| Work required |
Copy out the data exactly, leaving the pictures behind.

| Data section |
>> BEGIN

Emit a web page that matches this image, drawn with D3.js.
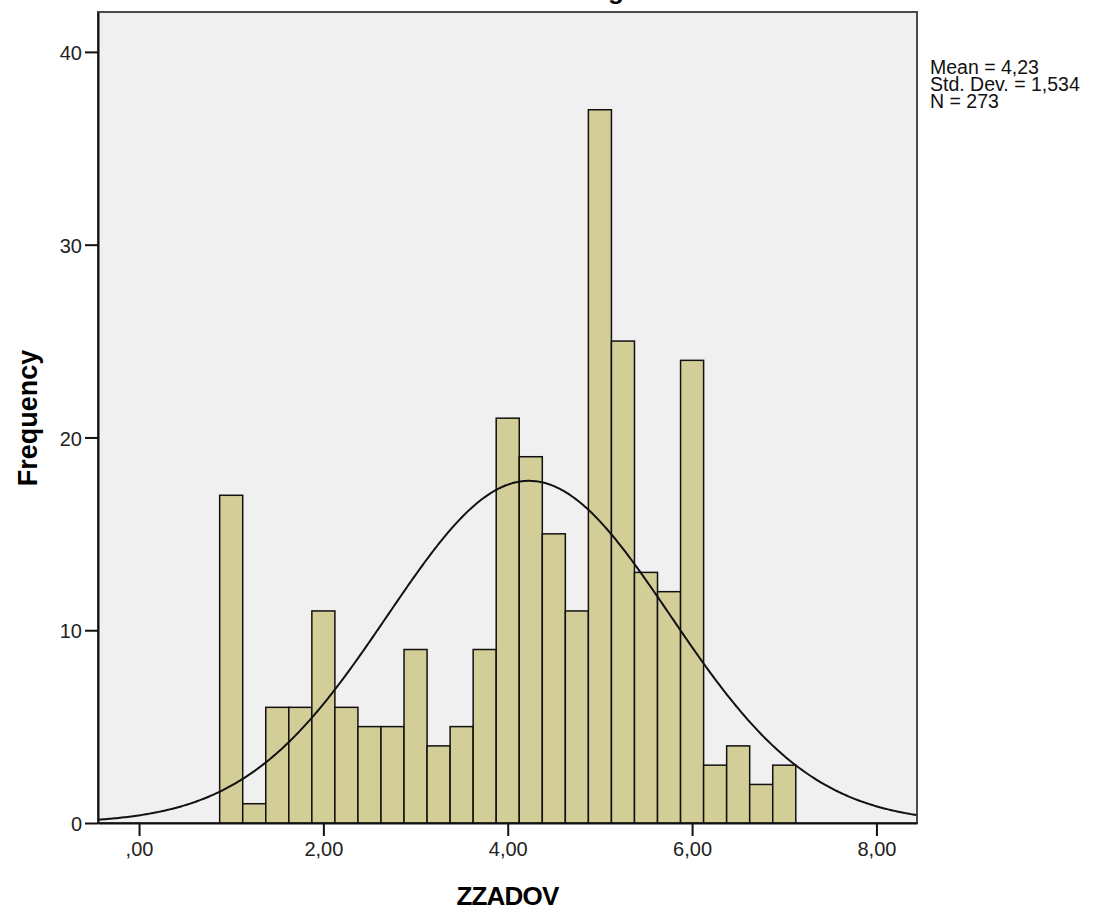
<!DOCTYPE html>
<html>
<head>
<meta charset="utf-8">
<script src="https://cdn.jsdelivr.net/npm/d3@7"></script>
<style>
  body { margin: 0; background: #fff; }
  svg { display: block; font-family: "Liberation Sans", Arial, sans-serif; }
</style>
</head>
<body>
<svg id="chart" width="1102" height="911"></svg>
<script>
// histogram of ZZADOV with fitted normal curve
const binStart = 0.875;
const binWidth = 0.25;
const counts = [17, 1, 6, 6, 11, 6, 5, 5, 9, 4, 5, 9, 21, 19, 15, 11, 37, 25, 13, 12, 24, 3, 4, 2, 3];
const xTicks = [0, 2, 4, 6, 8];
const yTicks = [0, 10, 20, 30, 40];
const stats = { mean: 4.23, sd: 1.534, n: 273 };
const statLines = ["Mean = 4,23", "Std. Dev. = 1,534", "N = 273"];

const plotL = 98, plotR = 917, plotT = 12, plotB = 823;

const x = d3.scaleLinear().domain([-0.445, 8.44]).range([plotL, plotR]);
const y = d3.scaleLinear().domain([0, 42.07]).range([plotB, plotT]);

const svg = d3.select("#chart");

// title, cut off at the top like the source image
svg.append("text")
    .attr("x", 543)
    .attr("y", -1.5)
    .attr("font-size", 26)
    .attr("font-weight", "bold")
    .text("Histogram");

// plot background + frame
svg.append("rect")
    .attr("x", plotL).attr("y", plotT)
    .attr("width", plotR - plotL).attr("height", plotB - plotT)
    .attr("fill", "#f0f0f0")
    .attr("stroke", "#4a4a4a")
    .attr("stroke-width", 2);

const bins = counts.map((c, i) => ({ x0: binStart + i * binWidth, x1: binStart + (i + 1) * binWidth, c }));

svg.append("g")
    .selectAll("rect")
    .data(bins)
    .join("rect")
    .attr("x", d => x(d.x0))
    .attr("y", d => y(d.c))
    .attr("width", d => x(d.x1) - x(d.x0))
    .attr("height", d => y(0) - y(d.c))
    .attr("fill", "#d3ce98")
    .attr("stroke", "#111")
    .attr("stroke-width", 1.5);

// normal curve scaled to counts
const scale = stats.n * binWidth / (stats.sd * Math.sqrt(2 * Math.PI));
const curvePts = d3.range(-0.445, 8.441, 0.02).map(v => [v, scale * Math.exp(-0.5 * ((v - stats.mean) / stats.sd) ** 2)]);
svg.append("path")
    .datum(curvePts)
    .attr("fill", "none")
    .attr("stroke", "#111")
    .attr("stroke-width", 2)
    .attr("d", d3.line().x(d => x(d[0])).y(d => y(d[1])));

// axes
const fmt = v => v === 0 ? ",00" : v.toFixed(2).replace(".", ",");
const xAxis = svg.append("g")
    .attr("transform", `translate(0,${plotB})`)
    .call(d3.axisBottom(x).tickValues(xTicks).tickFormat(fmt).tickSize(13).tickSizeOuter(0).tickPadding(6));
const yAxis = svg.append("g")
    .attr("transform", `translate(${plotL},0)`)
    .call(d3.axisLeft(y).tickValues(yTicks).tickSize(13).tickSizeOuter(0).tickPadding(3));

[xAxis, yAxis].forEach(g => {
    g.select(".domain").attr("stroke", "#111").attr("stroke-width", 2);
    g.selectAll(".tick line").attr("stroke", "#111").attr("stroke-width", 2);
    g.selectAll("text")
        .attr("font-family", "'Liberation Sans', Arial, sans-serif")
        .attr("font-size", 20)
        .attr("fill", "#222");
});
yAxis.selectAll("text").attr("dy", "0.38em");

// axis titles
svg.append("text")
    .attr("x", (plotL + plotR) / 2)
    .attr("y", 905)
    .attr("text-anchor", "middle")
    .attr("font-size", 26)
    .attr("font-weight", "bold")
    .attr("letter-spacing", -0.8)
    .text("ZZADOV");

svg.append("text")
    .attr("transform", "translate(37,418) rotate(-90)")
    .attr("text-anchor", "middle")
    .attr("font-size", 27)
    .attr("font-weight", "bold")
    .text("Frequency");

// stats box
svg.append("g")
    .selectAll("text")
    .data(statLines)
    .join("text")
    .attr("x", 930)
    .attr("y", (d, i) => 74 + i * 17)
    .attr("font-size", 19.5)
    .attr("fill", "#111")
    .text(d => d);
</script>
</body>
</html>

>> END

| Solution for this exercise |
Emit a web page that matches this image, drawn with D3.js.
<!DOCTYPE html>
<html>
<head>
<meta charset="utf-8">
<script src="https://cdn.jsdelivr.net/npm/d3@7"></script>
<style>
  body { margin: 0; background: #fff; }
  svg { display: block; font-family: "Liberation Sans", Arial, sans-serif; }
</style>
</head>
<body>
<svg id="chart" width="1102" height="911"></svg>
<script>
// histogram of ZZADOV with fitted normal curve
const binStart = 0.875;
const binWidth = 0.25;
const counts = [17, 1, 6, 6, 11, 6, 5, 5, 9, 4, 5, 9, 21, 19, 15, 11, 37, 25, 13, 12, 24, 3, 4, 2, 3];
const xTicks = [0, 2, 4, 6, 8];
const yTicks = [0, 10, 20, 30, 40];
const stats = { mean: 4.23, sd: 1.534, n: 273 };
const statLines = ["Mean = 4,23", "Std. Dev. = 1,534", "N = 273"];

const plotL = 98, plotR = 917, plotT = 12, plotB = 823;

const x = d3.scaleLinear().domain([-0.445, 8.44]).range([plotL, plotR]);
const y = d3.scaleLinear().domain([0, 42.07]).range([plotB, plotT]);

const svg = d3.select("#chart");

// title, cut off at the top like the source image
svg.append("text")
    .attr("x", 543)
    .attr("y", -1.5)
    .attr("font-size", 26)
    .attr("font-weight", "bold")
    .text("Histogram");

// plot background + frame
svg.append("rect")
    .attr("x", plotL).attr("y", plotT)
    .attr("width", plotR - plotL).attr("height", plotB - plotT)
    .attr("fill", "#f0f0f0")
    .attr("stroke", "#4a4a4a")
    .attr("stroke-width", 2);

const bins = counts.map((c, i) => ({ x0: binStart + i * binWidth, x1: binStart + (i + 1) * binWidth, c }));

svg.append("g")
    .selectAll("rect")
    .data(bins)
    .join("rect")
    .attr("x", d => x(d.x0))
    .attr("y", d => y(d.c))
    .attr("width", d => x(d.x1) - x(d.x0))
    .attr("height", d => y(0) - y(d.c))
    .attr("fill", "#d3ce98")
    .attr("stroke", "#111")
    .attr("stroke-width", 1.5);

// normal curve scaled to counts
const scale = stats.n * binWidth / (stats.sd * Math.sqrt(2 * Math.PI));
const curvePts = d3.range(-0.445, 8.441, 0.02).map(v => [v, scale * Math.exp(-0.5 * ((v - stats.mean) / stats.sd) ** 2)]);
svg.append("path")
    .datum(curvePts)
    .attr("fill", "none")
    .attr("stroke", "#111")
    .attr("stroke-width", 2)
    .attr("d", d3.line().x(d => x(d[0])).y(d => y(d[1])));

// axes
const fmt = v => v === 0 ? ",00" : v.toFixed(2).replace(".", ",");
const xAxis = svg.append("g")
    .attr("transform", `translate(0,${plotB})`)
    .call(d3.axisBottom(x).tickValues(xTicks).tickFormat(fmt).tickSize(13).tickSizeOuter(0).tickPadding(6));
const yAxis = svg.append("g")
    .attr("transform", `translate(${plotL},0)`)
    .call(d3.axisLeft(y).tickValues(yTicks).tickSize(13).tickSizeOuter(0).tickPadding(3));

[xAxis, yAxis].forEach(g => {
    g.select(".domain").attr("stroke", "#111").attr("stroke-width", 2);
    g.selectAll(".tick line").attr("stroke", "#111").attr("stroke-width", 2);
    g.selectAll("text")
        .attr("font-family", "'Liberation Sans', Arial, sans-serif")
        .attr("font-size", 20)
        .attr("fill", "#222");
});
yAxis.selectAll("text").attr("dy", "0.38em");

// axis titles
svg.append("text")
    .attr("x", (plotL + plotR) / 2)
    .attr("y", 905)
    .attr("text-anchor", "middle")
    .attr("font-size", 26)
    .attr("font-weight", "bold")
    .attr("letter-spacing", -0.8)
    .text("ZZADOV");

svg.append("text")
    .attr("transform", "translate(37,418) rotate(-90)")
    .attr("text-anchor", "middle")
    .attr("font-size", 27)
    .attr("font-weight", "bold")
    .text("Frequency");

// stats box
svg.append("g")
    .selectAll("text")
    .data(statLines)
    .join("text")
    .attr("x", 930)
    .attr("y", (d, i) => 74 + i * 17)
    .attr("font-size", 19.5)
    .attr("fill", "#111")
    .text(d => d);
</script>
</body>
</html>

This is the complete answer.